**TASK STATEMENT:**
Without the pictures, print the lines running from the beginning of the material to the line containing "import numpy as np", both ends included.

**RECORDED INFORMATION:**
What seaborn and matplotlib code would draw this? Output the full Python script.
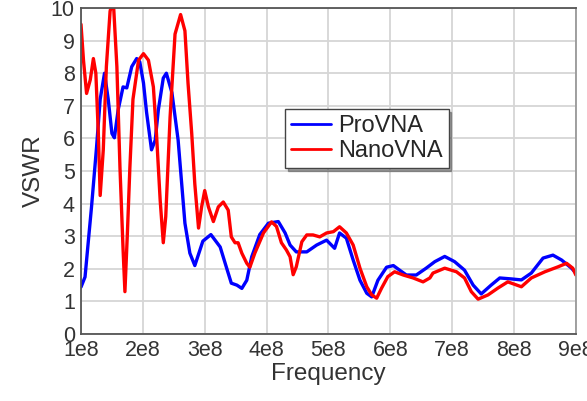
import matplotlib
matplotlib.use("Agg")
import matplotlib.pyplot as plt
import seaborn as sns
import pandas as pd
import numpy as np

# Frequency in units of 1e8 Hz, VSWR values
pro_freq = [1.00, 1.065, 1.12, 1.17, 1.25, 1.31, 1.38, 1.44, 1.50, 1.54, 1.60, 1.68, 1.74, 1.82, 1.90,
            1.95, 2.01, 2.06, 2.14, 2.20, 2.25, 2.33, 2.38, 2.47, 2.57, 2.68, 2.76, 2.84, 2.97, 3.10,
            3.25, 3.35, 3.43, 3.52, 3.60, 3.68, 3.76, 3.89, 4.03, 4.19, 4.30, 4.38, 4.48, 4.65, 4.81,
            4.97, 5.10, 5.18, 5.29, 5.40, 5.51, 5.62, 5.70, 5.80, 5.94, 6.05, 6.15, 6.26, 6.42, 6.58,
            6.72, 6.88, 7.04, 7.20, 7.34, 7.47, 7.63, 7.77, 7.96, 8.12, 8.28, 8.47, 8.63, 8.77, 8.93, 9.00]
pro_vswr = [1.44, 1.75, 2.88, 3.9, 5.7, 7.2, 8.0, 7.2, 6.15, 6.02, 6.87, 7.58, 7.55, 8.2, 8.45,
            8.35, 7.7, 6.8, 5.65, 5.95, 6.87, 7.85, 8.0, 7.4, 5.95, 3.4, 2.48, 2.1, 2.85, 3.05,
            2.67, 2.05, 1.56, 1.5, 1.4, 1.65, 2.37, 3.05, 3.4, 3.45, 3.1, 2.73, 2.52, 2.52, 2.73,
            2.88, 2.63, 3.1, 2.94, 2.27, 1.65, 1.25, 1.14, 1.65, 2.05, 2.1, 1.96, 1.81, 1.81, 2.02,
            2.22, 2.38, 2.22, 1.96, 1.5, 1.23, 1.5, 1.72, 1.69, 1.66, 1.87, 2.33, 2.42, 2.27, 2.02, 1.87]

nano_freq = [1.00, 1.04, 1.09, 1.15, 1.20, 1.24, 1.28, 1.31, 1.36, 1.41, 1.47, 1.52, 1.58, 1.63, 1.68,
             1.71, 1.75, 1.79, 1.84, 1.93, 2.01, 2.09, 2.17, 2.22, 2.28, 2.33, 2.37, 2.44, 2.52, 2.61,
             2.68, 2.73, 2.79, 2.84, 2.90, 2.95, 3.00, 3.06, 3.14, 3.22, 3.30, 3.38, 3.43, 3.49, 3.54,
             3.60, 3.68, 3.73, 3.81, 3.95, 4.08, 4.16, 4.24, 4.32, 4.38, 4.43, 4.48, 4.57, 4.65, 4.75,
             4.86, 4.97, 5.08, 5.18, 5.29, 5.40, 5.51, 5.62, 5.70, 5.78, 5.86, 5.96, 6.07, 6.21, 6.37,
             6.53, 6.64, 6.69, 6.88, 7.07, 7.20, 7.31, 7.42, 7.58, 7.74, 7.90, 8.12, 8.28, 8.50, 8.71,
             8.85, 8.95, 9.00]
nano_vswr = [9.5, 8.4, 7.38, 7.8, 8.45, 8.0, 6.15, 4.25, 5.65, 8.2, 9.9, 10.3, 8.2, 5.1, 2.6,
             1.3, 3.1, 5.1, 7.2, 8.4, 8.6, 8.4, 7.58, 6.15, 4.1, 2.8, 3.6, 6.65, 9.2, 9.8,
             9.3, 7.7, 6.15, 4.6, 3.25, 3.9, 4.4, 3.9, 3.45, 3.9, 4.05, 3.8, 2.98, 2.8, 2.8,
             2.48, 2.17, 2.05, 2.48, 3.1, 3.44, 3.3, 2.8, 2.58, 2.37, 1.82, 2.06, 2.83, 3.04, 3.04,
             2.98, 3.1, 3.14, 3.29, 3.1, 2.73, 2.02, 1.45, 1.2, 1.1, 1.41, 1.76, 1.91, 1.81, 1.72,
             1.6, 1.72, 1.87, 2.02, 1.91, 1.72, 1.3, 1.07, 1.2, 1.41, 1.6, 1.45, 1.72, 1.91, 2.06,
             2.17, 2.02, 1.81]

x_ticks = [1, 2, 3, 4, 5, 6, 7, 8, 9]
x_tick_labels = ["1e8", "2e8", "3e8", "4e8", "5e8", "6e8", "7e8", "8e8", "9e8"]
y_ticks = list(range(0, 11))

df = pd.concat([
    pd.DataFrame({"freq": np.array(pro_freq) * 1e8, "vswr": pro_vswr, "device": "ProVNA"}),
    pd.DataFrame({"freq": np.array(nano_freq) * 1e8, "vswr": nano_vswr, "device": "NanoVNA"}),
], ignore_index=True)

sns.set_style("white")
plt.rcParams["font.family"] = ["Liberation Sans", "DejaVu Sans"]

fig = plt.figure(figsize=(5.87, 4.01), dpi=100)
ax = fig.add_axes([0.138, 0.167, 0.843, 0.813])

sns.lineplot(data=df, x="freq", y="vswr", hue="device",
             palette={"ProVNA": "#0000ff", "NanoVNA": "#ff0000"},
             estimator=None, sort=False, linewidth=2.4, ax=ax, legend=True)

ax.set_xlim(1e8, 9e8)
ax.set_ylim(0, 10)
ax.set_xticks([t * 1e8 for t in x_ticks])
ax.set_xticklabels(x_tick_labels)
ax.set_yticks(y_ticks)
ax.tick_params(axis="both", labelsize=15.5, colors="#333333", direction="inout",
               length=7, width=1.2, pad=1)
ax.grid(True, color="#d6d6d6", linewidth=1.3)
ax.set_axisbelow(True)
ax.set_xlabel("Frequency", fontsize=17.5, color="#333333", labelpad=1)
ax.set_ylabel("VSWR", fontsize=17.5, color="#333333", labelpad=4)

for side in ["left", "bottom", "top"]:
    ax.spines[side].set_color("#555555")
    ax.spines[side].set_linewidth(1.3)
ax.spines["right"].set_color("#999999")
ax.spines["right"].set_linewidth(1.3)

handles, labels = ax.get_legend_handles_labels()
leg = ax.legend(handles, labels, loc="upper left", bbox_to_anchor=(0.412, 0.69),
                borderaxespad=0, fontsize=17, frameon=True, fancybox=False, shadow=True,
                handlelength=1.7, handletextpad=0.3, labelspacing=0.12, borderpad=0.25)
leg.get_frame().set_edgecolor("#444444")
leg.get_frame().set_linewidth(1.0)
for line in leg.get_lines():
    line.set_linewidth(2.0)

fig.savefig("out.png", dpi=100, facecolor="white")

**SOLUTION TO THE EXERCISE:**
What seaborn and matplotlib code would draw this? Output the full Python script.
import matplotlib
matplotlib.use("Agg")
import matplotlib.pyplot as plt
import seaborn as sns
import pandas as pd
import numpy as np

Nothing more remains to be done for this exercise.